%%

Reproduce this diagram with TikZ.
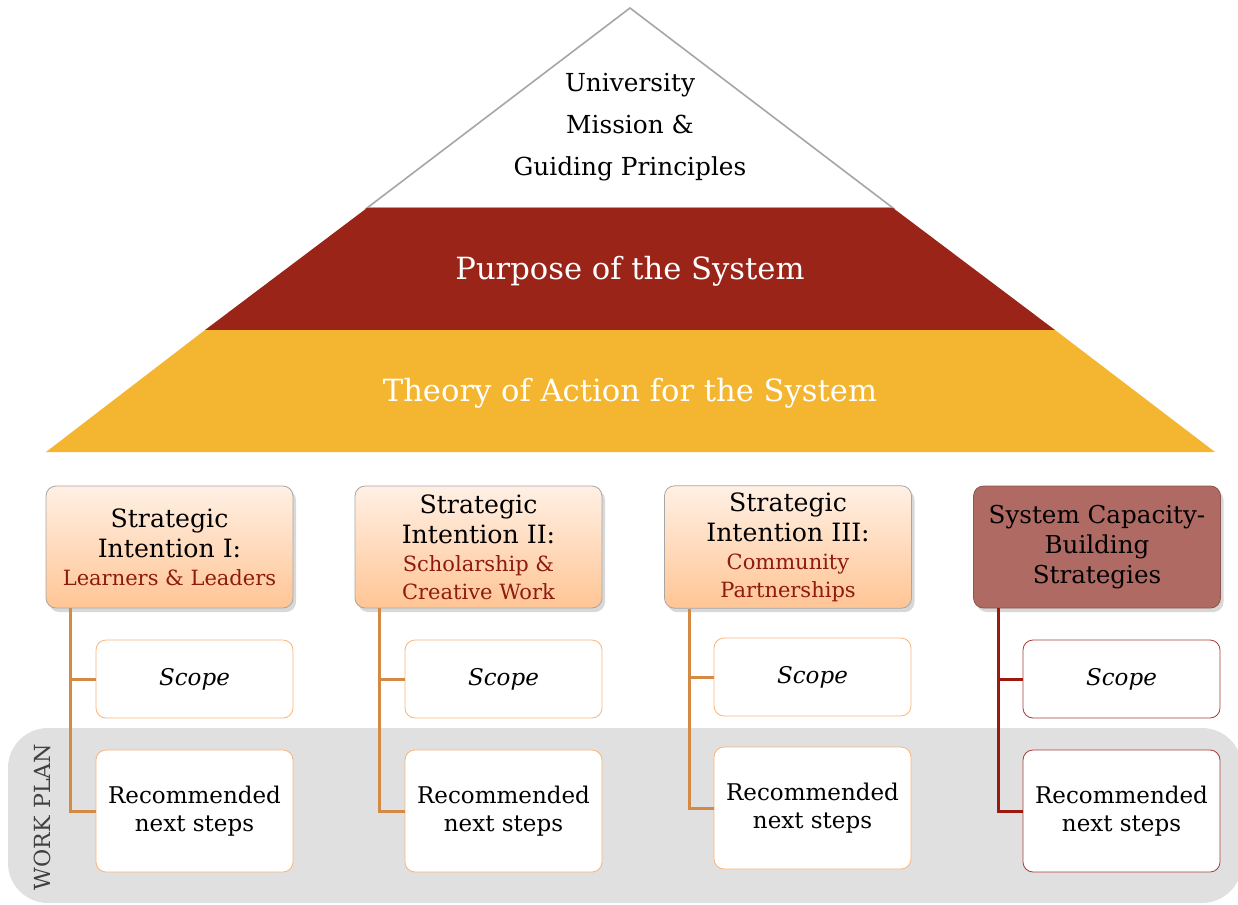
\documentclass[tikz,border=0pt]{standalone}
\usepackage{fontspec}
\setmainfont{DejaVu Serif}
\usetikzlibrary{shadows,positioning}
\definecolor{pyrred}{HTML}{9A2418}
\definecolor{pyryellow}{HTML}{F4B530}
\definecolor{subred}{HTML}{8E1A10}
\definecolor{peachtop}{HTML}{FFF0E4}
\definecolor{peachbot}{HTML}{FFC595}
\definecolor{capred}{HTML}{B06A64}
\definecolor{orangeline}{HTML}{D48A45}
\definecolor{orangeedge}{HTML}{F9B57A}
\definecolor{darkline}{HTML}{9A1A10}
\definecolor{bandgray}{HTML}{E0E0E0}
\newcommand{\subtxt}[1]{{\color{subred}\fontsize{10.5}{13}\selectfont #1}}

\begin{document}
\begin{tikzpicture}[x=0.5pt,y=-0.5pt,
  head/.style={draw=gray!70,rounded corners=5pt,minimum width=123.5pt,minimum height=61pt,
    align=center,font=\fontsize{12.6}{15}\selectfont,top color=peachtop,bottom color=peachbot,
    drop shadow={shadow xshift=1.5pt,shadow yshift=-2pt,fill=black!30}},
  part/.style={draw=orangeedge,fill=white,rounded corners=5pt,minimum width=98.5pt,
    align=center,font=\fontsize{11.5}{14}\selectfont},
  conn/.style={orangeline,line width=1.5pt}]
  \useasboundingbox (0,0) rectangle (1238,905);

  % work plan band
  \fill[bandgray,rounded corners=20pt] (8,728) rectangle (1242,903);
  \node[rotate=90,text=black!75,font=\fontsize{11.1}{13}\selectfont] (wp) at (42,817) {WORK PLAN};

  % pyramid
  \filldraw[fill=white,draw=gray!70,line width=0.8pt] (630,8) -- (893,208) -- (367,208) -- cycle;
  \fill[pyrred] (367,208) -- (893,208) -- (1055,330) -- (205,330) -- cycle;
  \fill[pyryellow] (205,330) -- (1055,330) -- (1215,452) -- (46,452) -- cycle;
  \node[align=center,font=\fontsize{12.4}{21}\selectfont] (mission) at (630,127)
    {University\\Mission \&\\Guiding Principles};
  \node[white,font=\fontsize{15.3}{18}\selectfont] (purpose) at (630,271) {Purpose of the System};
  \node[white,font=\fontsize{15.3}{18}\selectfont] (theory) at (630,393) {Theory of Action for the System};

  % strategic intentions
  \node[head] (h1) at (169.5,547) {Strategic\\Intention I:\\[-1pt]\subtxt{Learners \& Leaders}};
  \node[head] (h2) at (478.5,547) {Strategic\\Intention II:\\[-1pt]\subtxt{Scholarship \&}\\[-1pt]\subtxt{Creative Work}};
  \node[head] (h3) at (788,547) {Strategic\\Intention III:\\[-1pt]\subtxt{Community}\\[-1pt]\subtxt{Partnerships}};
  \node[head,top color=capred,bottom color=capred,draw=capred!80!black,font=\fontsize{12.3}{15}\selectfont] (h4) at (1097,547)
    {System Capacity-\\Building\\Strategies};

  % scope and next steps
  \node[part,minimum height=39pt] (s1) at (194.5,679) {\itshape Scope};
  \node[part,minimum height=61pt] (r1) at (194.5,811) {Recommended\\next steps};
  \node[part,minimum height=39pt] (s2) at (503.5,679) {\itshape Scope};
  \node[part,minimum height=61pt] (r2) at (503.5,811) {Recommended\\next steps};
  \node[part,minimum height=39pt] (s3) at (812.5,677) {\itshape Scope};
  \node[part,minimum height=61pt] (r3) at (812.5,808) {Recommended\\next steps};
  \node[part,draw=darkline!85,minimum height=39pt] (s4) at (1121.5,679) {\itshape Scope};
  \node[part,draw=darkline!85,minimum height=61pt] (r4) at (1121.5,811) {Recommended\\next steps};

  \draw[conn] ([xshift=12.5pt]h1.south west) |- (s1.west);
  \draw[conn] ([xshift=12.5pt]h1.south west) |- (r1.west);
  \draw[conn] ([xshift=12.5pt]h2.south west) |- (s2.west);
  \draw[conn] ([xshift=12.5pt]h2.south west) |- (r2.west);
  \draw[conn] ([xshift=12.5pt]h3.south west) |- (s3.west);
  \draw[conn] ([xshift=12.5pt]h3.south west) |- (r3.west);
  \draw[conn,darkline] ([xshift=12.5pt]h4.south west) |- (s4.west);
  \draw[conn,darkline] ([xshift=12.5pt]h4.south west) |- (r4.west);
\end{tikzpicture}
\end{document}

%%

## WHAT THE TASK ASKS
The material above holds pictures; copy everything else in it exactly.

## EXERCISE OUTPUT
Reproduce this diagram with TikZ.
\documentclass[tikz,border=0pt]{standalone}
\usepackage{fontspec}
\setmainfont{DejaVu Serif}
\usetikzlibrary{shadows,positioning}
\definecolor{pyrred}{HTML}{9A2418}
\definecolor{pyryellow}{HTML}{F4B530}
\definecolor{subred}{HTML}{8E1A10}
\definecolor{peachtop}{HTML}{FFF0E4}
\definecolor{peachbot}{HTML}{FFC595}
\definecolor{capred}{HTML}{B06A64}
\definecolor{orangeline}{HTML}{D48A45}
\definecolor{orangeedge}{HTML}{F9B57A}
\definecolor{darkline}{HTML}{9A1A10}
\definecolor{bandgray}{HTML}{E0E0E0}
\newcommand{\subtxt}[1]{{\color{subred}\fontsize{10.5}{13}\selectfont #1}}

\begin{document}
\begin{tikzpicture}[x=0.5pt,y=-0.5pt,
  head/.style={draw=gray!70,rounded corners=5pt,minimum width=123.5pt,minimum height=61pt,
    align=center,font=\fontsize{12.6}{15}\selectfont,top color=peachtop,bottom color=peachbot,
    drop shadow={shadow xshift=1.5pt,shadow yshift=-2pt,fill=black!30}},
  part/.style={draw=orangeedge,fill=white,rounded corners=5pt,minimum width=98.5pt,
    align=center,font=\fontsize{11.5}{14}\selectfont},
  conn/.style={orangeline,line width=1.5pt}]
  \useasboundingbox (0,0) rectangle (1238,905);

  % work plan band
  \fill[bandgray,rounded corners=20pt] (8,728) rectangle (1242,903);
  \node[rotate=90,text=black!75,font=\fontsize{11.1}{13}\selectfont] (wp) at (42,817) {WORK PLAN};

  % pyramid
  \filldraw[fill=white,draw=gray!70,line width=0.8pt] (630,8) -- (893,208) -- (367,208) -- cycle;
  \fill[pyrred] (367,208) -- (893,208) -- (1055,330) -- (205,330) -- cycle;
  \fill[pyryellow] (205,330) -- (1055,330) -- (1215,452) -- (46,452) -- cycle;
  \node[align=center,font=\fontsize{12.4}{21}\selectfont] (mission) at (630,127)
    {University\\Mission \&\\Guiding Principles};
  \node[white,font=\fontsize{15.3}{18}\selectfont] (purpose) at (630,271) {Purpose of the System};
  \node[white,font=\fontsize{15.3}{18}\selectfont] (theory) at (630,393) {Theory of Action for the System};

  % strategic intentions
  \node[head] (h1) at (169.5,547) {Strategic\\Intention I:\\[-1pt]\subtxt{Learners \& Leaders}};
  \node[head] (h2) at (478.5,547) {Strategic\\Intention II:\\[-1pt]\subtxt{Scholarship \&}\\[-1pt]\subtxt{Creative Work}};
  \node[head] (h3) at (788,547) {Strategic\\Intention III:\\[-1pt]\subtxt{Community}\\[-1pt]\subtxt{Partnerships}};
  \node[head,top color=capred,bottom color=capred,draw=capred!80!black,font=\fontsize{12.3}{15}\selectfont] (h4) at (1097,547)
    {System Capacity-\\Building\\Strategies};

  % scope and next steps
  \node[part,minimum height=39pt] (s1) at (194.5,679) {\itshape Scope};
  \node[part,minimum height=61pt] (r1) at (194.5,811) {Recommended\\next steps};
  \node[part,minimum height=39pt] (s2) at (503.5,679) {\itshape Scope};
  \node[part,minimum height=61pt] (r2) at (503.5,811) {Recommended\\next steps};
  \node[part,minimum height=39pt] (s3) at (812.5,677) {\itshape Scope};
  \node[part,minimum height=61pt] (r3) at (812.5,808) {Recommended\\next steps};
  \node[part,draw=darkline!85,minimum height=39pt] (s4) at (1121.5,679) {\itshape Scope};
  \node[part,draw=darkline!85,minimum height=61pt] (r4) at (1121.5,811) {Recommended\\next steps};

  \draw[conn] ([xshift=12.5pt]h1.south west) |- (s1.west);
  \draw[conn] ([xshift=12.5pt]h1.south west) |- (r1.west);
  \draw[conn] ([xshift=12.5pt]h2.south west) |- (s2.west);
  \draw[conn] ([xshift=12.5pt]h2.south west) |- (r2.west);
  \draw[conn] ([xshift=12.5pt]h3.south west) |- (s3.west);
  \draw[conn] ([xshift=12.5pt]h3.south west) |- (r3.west);
  \draw[conn,darkline] ([xshift=12.5pt]h4.south west) |- (s4.west);
  \draw[conn,darkline] ([xshift=12.5pt]h4.south west) |- (r4.west);
\end{tikzpicture}
\end{document}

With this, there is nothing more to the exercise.